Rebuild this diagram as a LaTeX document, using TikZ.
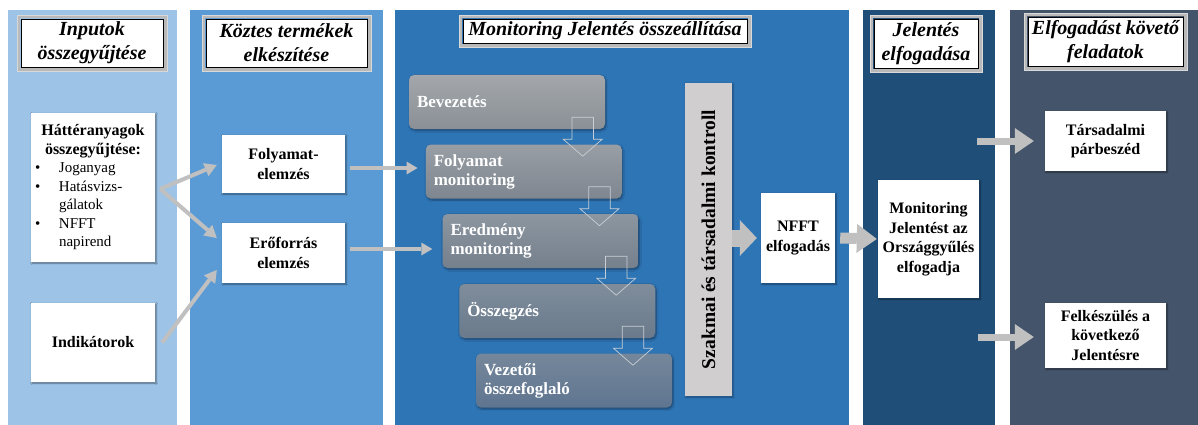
\documentclass[tikz,border=0pt]{standalone}
\usepackage{fontspec}
\setmainfont{Liberation Serif}
\usetikzlibrary{calc,arrows.meta,shadows.blur}

\definecolor{colA}{HTML}{9DC3E6}
\definecolor{colB}{HTML}{5B9BD5}
\definecolor{colC}{HTML}{2E75B6}
\definecolor{colD}{HTML}{1F4E79}
\definecolor{colE}{HTML}{44546A}
\definecolor{arrowgray}{HTML}{C0C0C0}
\definecolor{bargray}{HTML}{D0CECE}
\definecolor{hollowgray}{HTML}{C9CED4}

\tikzset{
  hdr/.style={fill=white, draw=black, line width=0.6pt, inner sep=0pt, align=center,
    font=\fontsize{20}{24}\selectfont\bfseries\itshape},
  wbox/.style={fill=white, inner sep=3pt, align=center,
    font=\fontsize{16}{19.5}\selectfont\bfseries,
    blur shadow={shadow blur steps=6, shadow xshift=1pt, shadow yshift=-1pt, shadow opacity=45}},
  gbox/.style={rounded corners=5pt, inner xsep=8pt, text width=180pt, minimum height=54pt,
    align=left, text=white, font=\fontsize{17}{19}\selectfont\bfseries,
    blur shadow={shadow blur steps=5, shadow xshift=1pt, shadow yshift=-1.5pt, shadow opacity=40}},
  linearrow/.style={arrowgray, line width=4pt,
    -{Triangle[length=12pt, width=14pt, line width=0pt]}},
  hollow/.style={hollowgray, line width=0.7pt, line join=miter},
}

\begin{document}
\begin{tikzpicture}[x=1pt, y=-1pt]
\useasboundingbox (0,0) rectangle (1198,425);
\fill[white] (0,0) rectangle (1198,425);

% column backgrounds
\fill[colA] (8,10) rectangle (177,425);
\fill[colB] (190,10) rectangle (383,425);
\fill[colC] (395,10) rectangle (849,425);
\fill[colD] (863,10) rectangle (995,425);
\fill[colE] (1010,10) rectangle (1198,425);

% column headers
\node[hdr, minimum width=142pt, minimum height=48pt] (h1) at (92,43) {Inputok\\összegyűjtése};
\node[hdr, minimum width=161pt, minimum height=48pt] (h2) at (286.5,43) {Köztes termékek\\elkészítése};
\node[hdr, minimum width=284pt, minimum height=24pt] (h3) at (605,31) {Monitoring Jelentés összeállítása};
\node[hdr, minimum width=104pt, minimum height=49pt] (h4) at (926,43.5) {Jelentés\\elfogadása};
\node[hdr, minimum width=155pt, minimum height=49pt] (h5) at (1105.5,41.5) {Elfogadást követő\\feladatok};
\foreach \h in {h1,h2,h3,h4,h5} {
  \draw[gray!55, line width=3pt] ($(\h.north west)+(-2,-2)$) rectangle ($(\h.south east)+(2,2)$);
  \draw[gray!30, line width=0.6pt] ($(\h.north west)+(-3.6,-3.6)$) rectangle ($(\h.south east)+(3.6,3.6)$);
}

% inputs
\node[wbox, minimum width=124pt, minimum height=149pt, inner sep=4pt] (hatt) at (93,187.5) {%
  \fontsize{15}{18.5}\selectfont
  \begin{tabular}{@{}p{24pt}@{}l@{}}
  \multicolumn{2}{@{}c@{}}{\makebox[116pt]{\fontsize{16}{18.5}\selectfont Háttéranyagok}}\\
  \multicolumn{2}{@{}c@{}}{\makebox[116pt]{\fontsize{16}{18.5}\selectfont összegyűjtése:}}\\
  \mdseries\textbullet & \mdseries Joganyag\\
  \mdseries\textbullet & \mdseries Hatásvizs-\\
   & \mdseries gálatok\\
  \mdseries\textbullet & \mdseries NFFT\\
   & \mdseries napirend
  \end{tabular}};
\node[wbox, minimum width=124pt, minimum height=79pt] (ind) at (93,342.5) {Indikátorok};

% intermediate products
\node[wbox, minimum width=123pt, minimum height=58pt] (fe) at (283.5,164) {Folyamat-\\elemzés};
\node[wbox, minimum width=123pt, minimum height=60pt] (ef) at (283.5,253) {Erőforrás\\elemzés};

% report chapters
\node[gbox, top color={rgb,255:red,163;green,167;blue,171}, bottom color={rgb,255:red,138;green,144;blue,150}] (b1) at (507,102) {Bevezetés};
\node[gbox, top color={rgb,255:red,152;green,158;blue,164}, bottom color={rgb,255:red,126;green,134;blue,144}] (b2) at (523.75,171.5) {Folyamat\\monitoring};
\node[gbox, top color={rgb,255:red,140;green,150;blue,160}, bottom color={rgb,255:red,117;green,128;blue,141}] (b3) at (540.5,241) {Eredmény\\monitoring};
\node[gbox, top color={rgb,255:red,127;green,141;blue,155}, bottom color={rgb,255:red,106;green,122;blue,140}] (b4) at (557.25,311) {Összegzés};
\node[gbox, top color={rgb,255:red,117;green,135;blue,154}, bottom color={rgb,255:red,95;green,117;blue,144}] (b5) at (574,380.5) {Vezetői\\összefoglaló};

% hollow arrows between chapters
\foreach \i in {1,2,3,4} {
  \draw[hollow] ($(b\i.south east)+(-33.3,-12)$) -- ($(b\i.south east)+(-11.7,-12)$)
    -- ($(b\i.south east)+(-11.7,10)$) -- ($(b\i.south east)+(-3,10)$)
    -- ($(b\i.south east)+(-22.5,27)$) -- ($(b\i.south east)+(-42,10)$)
    -- ($(b\i.south east)+(-33.3,10)$) -- cycle;
}

% control bar
\node[fill=bargray, minimum width=313pt, minimum height=47pt, rotate=90, inner sep=0pt,
      font=\fontsize{19.5}{22}\selectfont\bfseries,
      blur shadow={shadow blur steps=4, shadow xshift=1pt, shadow yshift=-1pt, shadow opacity=35}]
      (bar) at (708.5,239.5) {Szakmai és társadalmi kontroll};

% adoption
\node[wbox, minimum width=74pt, minimum height=90pt] (nfft) at (798,238) {NFFT\\elfogadás};
\node[wbox, minimum width=101pt, minimum height=118pt, inner sep=1pt] (mon) at (928.5,239) {Monitoring\\Jelentést az\\Országgyűlés\\elfogadja};

% follow-up tasks
\node[wbox, minimum width=121pt, minimum height=60pt] (tars) at (1105.5,141) {Társadalmi\\párbeszéd};
\node[wbox, minimum width=121pt, minimum height=65pt] (felk) at (1105.5,335.5) {Felkészülés a\\következő\\Jelentésre};

% connectors
\coordinate (fork) at ($(hatt.east)+(5,1.5)$);
\draw[linearrow] (fork) -- ($(fe.west)+(-5,1)$);
\draw[linearrow] (fork) -- ($(ef.west)+(-5,-15)$);
\draw[linearrow] ($(ind.east)+(7,0)$) -- ($(ef.west)+(-5,17)$);

\draw[arrowgray, line width=3.5pt, -{Triangle[length=11pt, width=13pt, line width=0pt]}]
  ($(fe.east)+(5,4)$) -- ($(b2.west)+(-8,-3.5)$);
\draw[arrowgray, line width=3.5pt, -{Triangle[length=11pt, width=13pt, line width=0pt]}]
  ($(ef.east)+(5,-4)$) -- ($(b3.west)+(-10,8)$);

\draw[arrowgray, line width=17pt, -{Triangle[length=17pt, width=36pt, line width=0pt]}]
  (bar.south |- nfft.west) -- ($(nfft.west)+(-4,0)$);
\draw[arrowgray, line width=11pt, -{Triangle[length=20pt, width=29pt, line width=0pt]}]
  ($(nfft.east)+(5,0)$) -- ($(mon.west)+(-1,0)$);

\coordinate (t0) at (977,141);
\coordinate (f0) at (978,337);
\draw[arrowgray, line width=7pt, -{Triangle[length=19pt, width=26pt, line width=0pt]}]
  (t0) -- ($(tars.west)+(-11,0)$);
\draw[arrowgray, line width=7pt, -{Triangle[length=19pt, width=26pt, line width=0pt]}]
  (f0) -- ($(felk.west |- f0)+(-11,0)$);
\end{tikzpicture}
\end{document}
::::
> **PROBLEM TO SOLVE**
Every line from the start of the listing above through the line with "(1010,10) rectangle (1198,425);" should be repeated exactly; skip the pictures and add nothing else.

> **TASK OUTPUT**
Rebuild this diagram as a LaTeX document, using TikZ.
\documentclass[tikz,border=0pt]{standalone}
\usepackage{fontspec}
\setmainfont{Liberation Serif}
\usetikzlibrary{calc,arrows.meta,shadows.blur}

\definecolor{colA}{HTML}{9DC3E6}
\definecolor{colB}{HTML}{5B9BD5}
\definecolor{colC}{HTML}{2E75B6}
\definecolor{colD}{HTML}{1F4E79}
\definecolor{colE}{HTML}{44546A}
\definecolor{arrowgray}{HTML}{C0C0C0}
\definecolor{bargray}{HTML}{D0CECE}
\definecolor{hollowgray}{HTML}{C9CED4}

\tikzset{
  hdr/.style={fill=white, draw=black, line width=0.6pt, inner sep=0pt, align=center,
    font=\fontsize{20}{24}\selectfont\bfseries\itshape},
  wbox/.style={fill=white, inner sep=3pt, align=center,
    font=\fontsize{16}{19.5}\selectfont\bfseries,
    blur shadow={shadow blur steps=6, shadow xshift=1pt, shadow yshift=-1pt, shadow opacity=45}},
  gbox/.style={rounded corners=5pt, inner xsep=8pt, text width=180pt, minimum height=54pt,
    align=left, text=white, font=\fontsize{17}{19}\selectfont\bfseries,
    blur shadow={shadow blur steps=5, shadow xshift=1pt, shadow yshift=-1.5pt, shadow opacity=40}},
  linearrow/.style={arrowgray, line width=4pt,
    -{Triangle[length=12pt, width=14pt, line width=0pt]}},
  hollow/.style={hollowgray, line width=0.7pt, line join=miter},
}

\begin{document}
\begin{tikzpicture}[x=1pt, y=-1pt]
\useasboundingbox (0,0) rectangle (1198,425);
\fill[white] (0,0) rectangle (1198,425);

% column backgrounds
\fill[colA] (8,10) rectangle (177,425);
\fill[colB] (190,10) rectangle (383,425);
\fill[colC] (395,10) rectangle (849,425);
\fill[colD] (863,10) rectangle (995,425);
\fill[colE] (1010,10) rectangle (1198,425);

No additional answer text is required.